**THE TASK:**
Below are the records. Retype, exactly, the lines from the first through the line with "const interpY = [-0.6107, -0.6107, -0.61054, -0.60826]", and leave out the pictures.

**RECORDS FOR THIS EXERCISE:**
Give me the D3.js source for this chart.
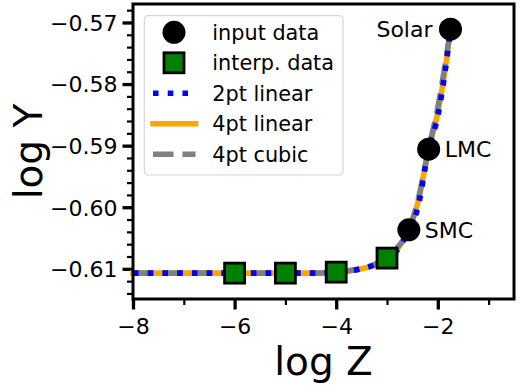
<!DOCTYPE html>
<html>
<head>
<meta charset="utf-8">
<script src="https://cdn.jsdelivr.net/npm/d3@7"></script>
<style>
  body { margin: 0; background: #fff; }
  text { font-family: "DejaVu Sans", sans-serif; fill: #000; }
</style>
</head>
<body>
<div id="chart"></div>
<script>
// input points (log Z, log Y) and their names
const inputZ = [-2.57, -2.18, -1.75]
const inputY = [-0.60367, -0.59057, -0.57109]
const inputNames = ["SMC", "LMC", "Solar"]

// interpolated points
const interpZ = [-6, -5, -4, -3]
const interpY = [-0.6107, -0.6107, -0.61054, -0.60826]

// model curves
const curveZ   = [-8, -6, -5, -4.5, -4, -3.75, -3.5, -3.25, -3, -2.8, -2.57, -2.4, -2.18, -2.0, -1.85, -1.75]
const lin2ptY  = [-0.6107, -0.6107, -0.6107, -0.6107, -0.61054, -0.61034, -0.6100, -0.60937, -0.60826, -0.6070, -0.60367, -0.6003, -0.59057, -0.5852, -0.5776, -0.57109]
const lin4ptY  = [-0.6107, -0.6107, -0.6107, -0.6107, -0.61054, -0.61034, -0.6100, -0.60937, -0.60826, -0.60677, -0.60367, -0.5995, -0.59057, -0.5846, -0.5773, -0.57109]
const cubic4ptY = [-0.6107, -0.6107, -0.6107, -0.6107, -0.61054, -0.61030, -0.6099, -0.60930, -0.60826, -0.6066, -0.60367, -0.5992, -0.59057, -0.5838, -0.5765, -0.57109]

const legendLabels = ["input data", "interp. data", "2pt linear", "4pt linear", "4pt cubic"]
const xTicks = [-8, -6, -4, -2]
const yTicks = [-0.61, -0.60, -0.59, -0.58, -0.57]

const width = 520, height = 385
const plot = { left: 133, right: 514, top: 4, bottom: 299 }
const lw = 5.56

const svg = d3.select("#chart").append("svg")
    .attr("width", width)
    .attr("height", height)

const x = d3.scaleLinear().domain([-8, -0.5]).range([plot.left, plot.right])
const y = d3.scaleLinear().domain([-0.6149, -0.567]).range([plot.bottom, plot.top])

// axes
const xAxis = svg.append("g")
    .attr("transform", "translate(0," + plot.bottom + ")")
    .call(d3.axisBottom(x).tickValues(xTicks).tickSize(10.5).tickPadding(4)
        .tickFormat(d => d3.format("d")(d).replace("-", "\u2212")))
const xMinor = svg.append("g")
    .attr("transform", "translate(0," + plot.bottom + ")")
    .call(d3.axisBottom(x).tickValues(d3.range(-7, 0, 2)).tickSize(6).tickFormat(""))

const yAxis = svg.append("g")
    .attr("transform", "translate(" + plot.left + ",0)")
    .call(d3.axisLeft(y).tickValues(yTicks).tickSize(10.5).tickPadding(5)
        .tickFormat(d => d3.format(".2f")(d).replace("-", "\u2212")))
const yMinor = svg.append("g")
    .attr("transform", "translate(" + plot.left + ",0)")
    .call(d3.axisLeft(y).tickValues(d3.range(-0.614, -0.567, 0.002)).tickSize(6).tickFormat(""))

for (const g of [xAxis, xMinor, yAxis, yMinor]) {
    g.select(".domain").remove()
    g.selectAll("text").style("font-size", "22px").attr("fill", "#000")
}
xAxis.selectAll(".tick line").attr("stroke-width", 3.3)
yAxis.selectAll(".tick line").attr("stroke-width", 3.3)
xMinor.selectAll(".tick line").attr("stroke-width", 2.2)
yMinor.selectAll(".tick line").attr("stroke-width", 2.2)
xAxis.selectAll("text").attr("dy", "0.95em")
yAxis.selectAll("text").attr("dy", "0.36em")

// axis labels
svg.append("text")
    .attr("x", (plot.left + plot.right) / 2)
    .attr("y", 375)
    .attr("text-anchor", "middle")
    .style("font-size", "39px")
    .text("log Z")
svg.append("text")
    .attr("transform", "translate(42," + ((plot.top + plot.bottom) / 2) + ") rotate(-90)")
    .attr("text-anchor", "middle")
    .style("font-size", "39px")
    .text("log Y")

// curves
const line = d3.line().x(d => x(d[0])).y(d => y(d[1])).curve(d3.curveMonotoneX)
const series = [
    { vals: lin4ptY, color: "orange", dash: null, cap: "square" },
    { vals: cubic4ptY, color: "gray", dash: [3.7 * lw, 1.6 * lw], cap: "butt" },
    { vals: lin2ptY, color: "blue", dash: [lw, 1.65 * lw], cap: "butt" }
]
for (const s of series) {
    svg.append("path")
        .datum(curveZ.map((z, i) => [z, s.vals[i]]))
        .attr("d", line)
        .attr("fill", "none")
        .attr("stroke", s.color)
        .attr("stroke-width", lw)
        .attr("stroke-linecap", s.cap)
        .attr("stroke-dasharray", s.dash ? s.dash.join(",") : null)
}

// interp squares
svg.selectAll(".interp")
    .data(interpZ.map((z, i) => [z, interpY[i]]))
    .join("rect")
    .attr("class", "interp")
    .attr("x", d => x(d[0]) - 10)
    .attr("y", d => y(d[1]) - 10)
    .attr("width", 20)
    .attr("height", 20)
    .attr("fill", "green")
    .attr("stroke", "#000")
    .attr("stroke-width", 2.8)

// input circles + names
svg.selectAll(".input")
    .data(inputZ.map((z, i) => [z, inputY[i]]))
    .join("circle")
    .attr("class", "input")
    .attr("cx", d => x(d[0]))
    .attr("cy", d => y(d[1]))
    .attr("r", 11.5)
    .attr("fill", "#000")

const labelOffset = { SMC: [16, "start"], LMC: [16, "start"], Solar: [-18, "end"] }
svg.selectAll(".name")
    .data(inputNames)
    .join("text")
    .attr("x", (d, i) => x(inputZ[i]) + labelOffset[d][0])
    .attr("y", (d, i) => y(inputY[i]))
    .attr("dy", "0.36em")
    .attr("text-anchor", d => labelOffset[d][1])
    .style("font-size", "22px")
    .text(d => d)

// frame
svg.append("rect")
    .attr("x", plot.left)
    .attr("y", plot.top)
    .attr("width", plot.right - plot.left)
    .attr("height", plot.bottom - plot.top)
    .attr("fill", "none")
    .attr("stroke", "#000")
    .attr("stroke-width", 3)

// legend
const leg = svg.append("g")
leg.append("rect")
    .attr("x", 144.3).attr("y", 15.7)
    .attr("width", 198.7).attr("height", 159.3)
    .attr("rx", 4)
    .attr("fill", "#fff").attr("fill-opacity", 0.8)
    .attr("stroke", "#d6d6d6").attr("stroke-width", 1.2)

const rowY = i => 32.3 + i * 30.5
const hx = 174
leg.append("circle").attr("cx", hx).attr("cy", rowY(0)).attr("r", 11.5).attr("fill", "#000")
leg.append("rect").attr("x", hx - 10).attr("y", rowY(1) - 10).attr("width", 20).attr("height", 20)
    .attr("fill", "green").attr("stroke", "#000").attr("stroke-width", 2.8)
const legLines = [series[2], series[0], series[1]]
legLines.forEach((s, k) => {
    leg.append("line")
        .attr("x1", 153).attr("x2", 195.5)
        .attr("y1", rowY(k + 2)).attr("y2", rowY(k + 2))
        .attr("stroke", s.color)
        .attr("stroke-width", lw)
        .attr("stroke-linecap", s.cap)
        .attr("stroke-dasharray", s.dash ? s.dash.join(",") : null)
})
leg.selectAll(".lab")
    .data(legendLabels)
    .join("text")
    .attr("x", 212.3)
    .attr("y", (d, i) => rowY(i))
    .attr("dy", "0.36em")
    .style("font-size", "20.8px")
    .text(d => d)
</script>
</body>
</html>
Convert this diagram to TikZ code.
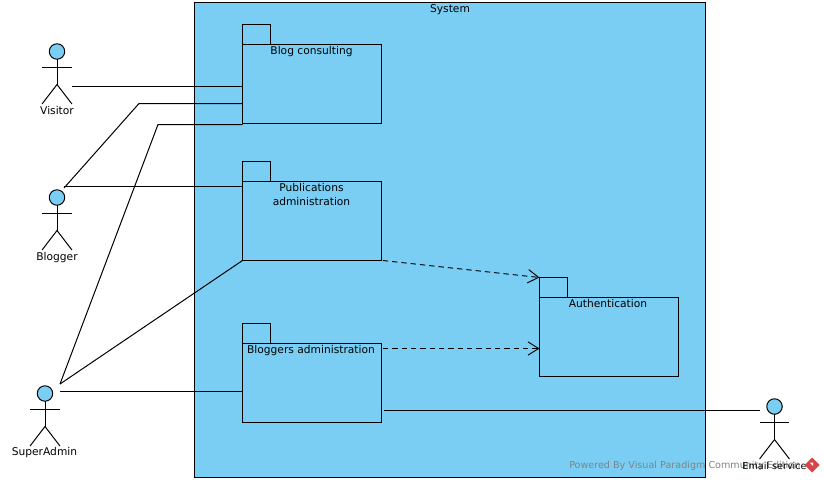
\documentclass[tikz,border=0pt]{standalone}
\usepackage{fontspec}
\setmainfont{DejaVu Sans}
\usetikzlibrary{arrows.meta}
\definecolor{sysblue}{HTML}{7ACEF4}
\definecolor{wmgray}{HTML}{7C8487}
\definecolor{vpred}{HTML}{D8444A}
\tikzset{
  lineblk/.style={draw=black,line width=0.75pt},
  sysbox/.style={lineblk,fill=sysblue,anchor=north west,inner sep=0pt,outer sep=0pt,minimum width=383.25pt,minimum height=356.25pt},
  pkgbody/.style={lineblk,anchor=north west,inner sep=0pt,outer sep=0pt,minimum width=104.25pt,minimum height=59.25pt},
  pkgtab/.style={lineblk,anchor=south west,inner sep=0pt,outer sep=0pt,minimum width=21pt,minimum height=15pt},
  txt/.style={font=\fontsize{8}{10.6}\selectfont,inner sep=0pt,text=black,align=center},
  head/.style={lineblk,fill=sysblue,circle,inner sep=0pt,outer sep=0pt,minimum size=11.6pt},
  assoc/.style={draw=black,line width=0.75pt},
  dep/.style={draw=black,line width=0.7pt,dash pattern=on 4pt off 3pt,-{Straight Barb[length=8pt,width=10pt,line width=0.7pt]}},
  wm/.style={font=\fontsize{7.2}{10}\selectfont,inner sep=0pt,text=wmgray,anchor=west}
}
\newcommand{\stickman}[3]{% name, x, y of head centre
  \node[head] (#1) at (#2,#3) {};
  \coordinate (#1neck) at (#2,#3+16);
  \coordinate (#1waist) at (#2,#3+33);
  \draw[lineblk] (#1.south) -- (#1waist);
  \draw[lineblk] ([xshift=-11.2pt]#1neck) -- ([xshift=11.2pt]#1neck);
  \draw[lineblk] ([xshift=-11.2pt,yshift=-14.6pt]#1waist) -- (#1waist) -- ([xshift=11.2pt,yshift=-14.6pt]#1waist);
}
\begin{document}
\begin{tikzpicture}[x=0.75pt,y=-0.75pt]
\useasboundingbox (0,0) rectangle (824,482);
\node[sysbox] (system) at (194.5,2.5) {};
\node[txt] (systemlabel) at (450,9.5) {System};

% packages
\node[pkgbody] (blog) at (242.5,44.5) {};
\node[pkgtab] (blogtab) at (blog.north west) {};
\node[txt,anchor=north] (bloglabel) at (311.5,46.5) {Blog consulting};

\node[pkgbody] (pub) at (242.5,181.5) {};
\node[pkgtab] (pubtab) at (pub.north west) {};
\node[txt,anchor=north] (publabel) at (311.5,183) {Publications\\administration};

\node[pkgbody] (blg) at (242.5,343.5) {};
\node[pkgtab] (blgtab) at (blg.north west) {};
\node[txt,anchor=north] (blglabel) at (311,345) {Bloggers administration};

\node[pkgbody] (auth) at (539.5,297.5) {};
\node[pkgtab] (authtab) at (auth.north west) {};
\node[txt,anchor=north] (authlabel) at (608,299) {Authentication};

% actors
\stickman{visitor}{57}{51.5}
\node[txt] (visitorlabel) at (57,110.5) {Visitor};
\stickman{blogger}{57}{197.5}
\node[txt] (bloggerlabel) at (57,257.5) {Blogger};
\stickman{admin}{45}{393.5}
\node[txt] (adminlabel) at (44.5,452.5) {SuperAdmin};
\stickman{email}{774.5}{406.5}

% free ends
\coordinate (v1) at (72,86.5);
\coordinate (b1) at (64,188);
\coordinate (b1k) at (139,103.5);
\coordinate (b2) at (64,186.5);
\coordinate (a1) at (60,384);
\coordinate (a1k) at (158,124.5);
\coordinate (a2) at (60,391.5);
\coordinate (e1) at (760,410.5);

\draw[assoc] (v1) -- (v1 -| blog.west);
\draw[assoc] (b1) -- (b1k) -- (b1k -| blog.west);
\draw[assoc] (a1) -- (a1k) -- (a1k -| blog.west);
\draw[assoc] (b2) -- (b2 -| pub.west);
\draw[assoc] (a1) -- (pub.south west);
\draw[assoc] (a2) -- (a2 -| blg.west);
\draw[assoc] ([xshift=1.5pt]e1 -| blg.east) -- (e1);

\draw[dep] ([xshift=1pt]pub.south east) -- (auth.north west |- authtab.north);
\coordinate (d2) at (383,348.5);
\draw[dep] (d2) -- (d2 -| auth.west);

% watermark and email label
\node[wm] (wmtext) at (569,465.5) {Powered By Visual Paradigm Community Edition};
\node[txt,font=\fontsize{7.2}{10}\selectfont] (emaillabel) at (774.5,465.5) {Email service};
\fill[vpred] (812,457.5) -- (819.5,465) -- (812,472.5) -- (804.5,465) -- cycle;
\fill[white] (809.5,462.5) -- (813,462.5) -- (813,466) -- cycle;
\end{tikzpicture}
\end{document}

**THE RESULT:**
Give me the D3.js source for this chart.
<!DOCTYPE html>
<html>
<head>
<meta charset="utf-8">
<script src="https://cdn.jsdelivr.net/npm/d3@7"></script>
<style>
  body { margin: 0; background: #fff; }
  text { font-family: "DejaVu Sans", sans-serif; fill: #000; }
</style>
</head>
<body>
<div id="chart"></div>
<script>
// input points (log Z, log Y) and their names
const inputZ = [-2.57, -2.18, -1.75]
const inputY = [-0.60367, -0.59057, -0.57109]
const inputNames = ["SMC", "LMC", "Solar"]

// interpolated points
const interpZ = [-6, -5, -4, -3]
const interpY = [-0.6107, -0.6107, -0.61054, -0.60826]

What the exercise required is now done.